Es bueno de vez en cuando bajar el temperamento y permitir que a su vez se acrecente un poco el tono emocional positivo, para permitir que la cromatográfica de la vida pase de los grises rutinarios a los tornasoles que anuncian una explosión lumínica de alta intensidad: estoy feliz.
Es diferente ser feliz que estar feliz. Lo primero es menos transitivo que lo segundo, si acaso se le puede dotar de un grado. Estoy como esos barcos correctamente enfilados hiriendo con el mástil (o su equivalente prosapio y coloquial) la losa del firmamento.
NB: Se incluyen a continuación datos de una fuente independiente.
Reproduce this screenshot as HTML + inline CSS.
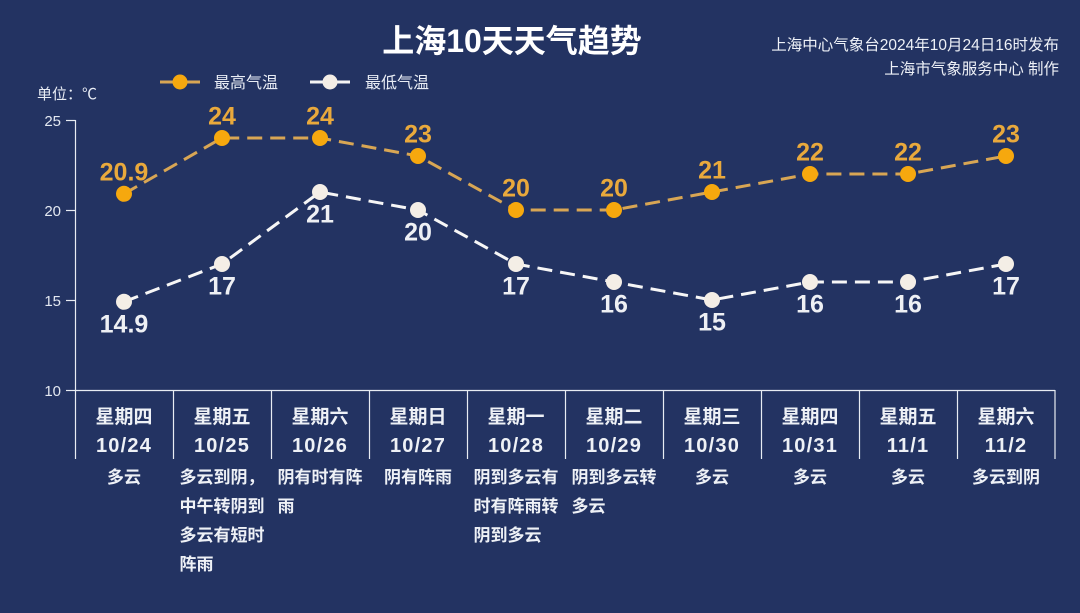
<!DOCTYPE html>
<html>
<head>
<meta charset="utf-8">
<style>
  html,body{margin:0;padding:0;background:#233362;}
  svg{display:block;}
  text{font-family:"Liberation Sans","Noto Sans CJK SC","WenQuanYi Zen Hei",sans-serif;}
</style>
</head>
<body>
<svg width="1080" height="613" viewBox="0 0 1080 613" xmlns="http://www.w3.org/2000/svg">
  <rect x="0" y="0" width="1080" height="613" fill="#233362"/>

  <!-- Title -->
  <text x="512" y="52" text-anchor="middle" font-size="32" font-weight="bold" fill="#ffffff">上海10天天气趋势</text>

  <!-- Right info -->
  <text x="1059" y="50" text-anchor="end" font-size="15.5" fill="#eef1f7">上海中心气象台2024年10月24日16时发布</text>
  <text x="1059" y="74" text-anchor="end" font-size="15.5" fill="#eef1f7">上海市气象服务中心 制作</text>

  <!-- Legend -->
  <line x1="160" y1="82" x2="200" y2="82" stroke="#d8a654" stroke-width="3"/>
  <circle cx="180" cy="82" r="7.5" fill="#f6a80e"/>
  <text x="214" y="88" font-size="16" fill="#e9edf5">最高气温</text>
  <line x1="310" y1="82" x2="350" y2="82" stroke="#f4f4f4" stroke-width="3"/>
  <circle cx="330" cy="82" r="7.5" fill="#f4eee6"/>
  <text x="365" y="88" font-size="16" fill="#e9edf5">最低气温</text>

  <!-- Unit -->
  <text x="37" y="99" font-size="15" fill="#e9edf5">单位：℃</text>

  <!-- Axes -->
  <g stroke="#e8ecf3" stroke-width="1.2">
    <line x1="75.5" y1="120" x2="75.5" y2="459"/>
    <line x1="66" y1="120.5" x2="75.5" y2="120.5"/>
    <line x1="66" y1="210.5" x2="75.5" y2="210.5"/>
    <line x1="66" y1="300.5" x2="75.5" y2="300.5"/>
    <line x1="66" y1="390.5" x2="75.5" y2="390.5"/>
    <line x1="75" y1="390.5" x2="1055" y2="390.5"/>
    <line x1="173.5" y1="390" x2="173.5" y2="459"/>
    <line x1="271.5" y1="390" x2="271.5" y2="459"/>
    <line x1="369.5" y1="390" x2="369.5" y2="459"/>
    <line x1="467.5" y1="390" x2="467.5" y2="459"/>
    <line x1="565.5" y1="390" x2="565.5" y2="459"/>
    <line x1="663.5" y1="390" x2="663.5" y2="459"/>
    <line x1="761.5" y1="390" x2="761.5" y2="459"/>
    <line x1="859.5" y1="390" x2="859.5" y2="459"/>
    <line x1="957.5" y1="390" x2="957.5" y2="459"/>
    <line x1="1055" y1="390" x2="1055" y2="459"/>
  </g>
  <g font-size="15" fill="#e3e8f1" text-anchor="end">
    <text x="61" y="126">25</text>
    <text x="61" y="216">20</text>
    <text x="61" y="306">15</text>
    <text x="61" y="396">10</text>
  </g>

  <!-- Max temp line -->
  <polyline points="124,193.8 222,138 320,138 418,156 516,210 614,210 712,192 810,174 908,174 1006,156"
        fill="none" stroke="#d8a654" stroke-width="3" stroke-dasharray="15 8" stroke-linejoin="round"/>
  <!-- Min temp line -->
  <polyline points="124,301.8 222,264 320,192 418,210 516,264 614,282 712,300 810,282 908,282 1006,264"
        fill="none" stroke="#f6f6f6" stroke-width="3" stroke-dasharray="15 8" stroke-linejoin="round"/>

  <!-- Max dots -->
  <g fill="#f6a80e">
    <circle cx="124" cy="193.8" r="8"/>
    <circle cx="222" cy="138" r="8"/>
    <circle cx="320" cy="138" r="8"/>
    <circle cx="418" cy="156" r="8"/>
    <circle cx="516" cy="210" r="8"/>
    <circle cx="614" cy="210" r="8"/>
    <circle cx="712" cy="192" r="8"/>
    <circle cx="810" cy="174" r="8"/>
    <circle cx="908" cy="174" r="8"/>
    <circle cx="1006" cy="156" r="8"/>
  </g>
  <!-- Min dots -->
  <g fill="#f4eee6">
    <circle cx="124" cy="301.8" r="8"/>
    <circle cx="222" cy="264" r="8"/>
    <circle cx="320" cy="192" r="8"/>
    <circle cx="418" cy="210" r="8"/>
    <circle cx="516" cy="264" r="8"/>
    <circle cx="614" cy="282" r="8"/>
    <circle cx="712" cy="300" r="8"/>
    <circle cx="810" cy="282" r="8"/>
    <circle cx="908" cy="282" r="8"/>
    <circle cx="1006" cy="264" r="8"/>
  </g>

  <!-- Max labels -->
  <g font-size="25" font-weight="bold" fill="#e9a93c" text-anchor="middle">
    <text x="124" y="180.5">20.9</text>
    <text x="222" y="124.7">24</text>
    <text x="320" y="124.7">24</text>
    <text x="418" y="142.7">23</text>
    <text x="516" y="196.7">20</text>
    <text x="614" y="196.7">20</text>
    <text x="712" y="178.7">21</text>
    <text x="810" y="160.7">22</text>
    <text x="908" y="160.7">22</text>
    <text x="1006" y="142.7">23</text>
  </g>
  <!-- Min labels -->
  <g font-size="25" font-weight="bold" fill="#eef0f4" text-anchor="middle">
    <text x="124" y="332.5">14.9</text>
    <text x="222" y="294.7">17</text>
    <text x="320" y="222.7">21</text>
    <text x="418" y="240.7">20</text>
    <text x="516" y="294.7">17</text>
    <text x="614" y="312.7">16</text>
    <text x="712" y="330.7">15</text>
    <text x="810" y="312.7">16</text>
    <text x="908" y="312.7">16</text>
    <text x="1006" y="294.7">17</text>
  </g>

  <!-- Day labels -->
  <g font-size="19" font-weight="bold" fill="#eef1f6" text-anchor="middle">
    <text x="124" y="423">星期四</text>
    <text x="222" y="423">星期五</text>
    <text x="320" y="423">星期六</text>
    <text x="418" y="423">星期日</text>
    <text x="516" y="423">星期一</text>
    <text x="614" y="423">星期二</text>
    <text x="712" y="423">星期三</text>
    <text x="810" y="423">星期四</text>
    <text x="908" y="423">星期五</text>
    <text x="1006" y="423">星期六</text>
  </g>
  <g font-size="20" font-weight="bold" fill="#eef1f6" text-anchor="middle" letter-spacing="1.2">
    <text x="124" y="452">10/24</text>
    <text x="222" y="452">10/25</text>
    <text x="320" y="452">10/26</text>
    <text x="418" y="452">10/27</text>
    <text x="516" y="452">10/28</text>
    <text x="614" y="452">10/29</text>
    <text x="712" y="452">10/30</text>
    <text x="810" y="452">10/31</text>
    <text x="908" y="452">11/1</text>
    <text x="1006" y="452">11/2</text>
  </g>

  <!-- Weather descriptions -->
  <g font-size="17" font-weight="bold" fill="#eef1f6">
    <text x="124" y="483" text-anchor="middle">多云</text>

    <text x="179.5" y="483">多云到阴，</text>
    <text x="179.5" y="512">中午转阴到</text>
    <text x="179.5" y="541">多云有短时</text>
    <text x="179.5" y="570">阵雨</text>

    <text x="277.5" y="483">阴有时有阵</text>
    <text x="277.5" y="512">雨</text>

    <text x="418" y="483" text-anchor="middle">阴有阵雨</text>

    <text x="473.5" y="483">阴到多云有</text>
    <text x="473.5" y="512">时有阵雨转</text>
    <text x="473.5" y="541">阴到多云</text>

    <text x="571.5" y="483">阴到多云转</text>
    <text x="571.5" y="512">多云</text>

    <text x="712" y="483" text-anchor="middle">多云</text>
    <text x="810" y="483" text-anchor="middle">多云</text>
    <text x="908" y="483" text-anchor="middle">多云</text>
    <text x="1006" y="483" text-anchor="middle">多云到阴</text>
  </g>
</svg>
</body>
</html>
Tanto creo en mirar de frente, que no me importa la estela que dejo detrás.
Muchas vicisitudes encuentran los que caminamos con la espalda erguida y la mirada al infinito, los que soñamos con momentos mejores, con colectivos de prosperidad. Muchas son las horas que robamos al sueño, perdiéndonos en la sinuosidad desdibujada de nuestras reflexiones. ¿Cuándo? ¿Cómo? ¿Porqué? y no menos: ¿quién?. Así son de amenos los momentos en que besamos con frialdad a nuestra musa: la soledad.
Pero hay segundos y hasta horas, en que la mente captura con la precisión de la cirugía un poco de ese maná sagrado que es nuestra recompensa y nuestro sentido en la vida y así experimentamos - aunque brevemente - el néctar dulce de la felicidad; esa especie de entrada al Nirvana, la liberación total de los sentidos permanentemente atrapados en el autoescrutino tan exhaustivo.
Estoy feliz, y eso me hace de un modo serlo. La marea amenaza con bajar y desplegar cuanto haya en el fondo, cuanto ojo humano haya podido avistar de la playa obscura y rocosa de mi ego. La marea baja, pero para la arena, queda el recuerdo salobre de su bendito paso.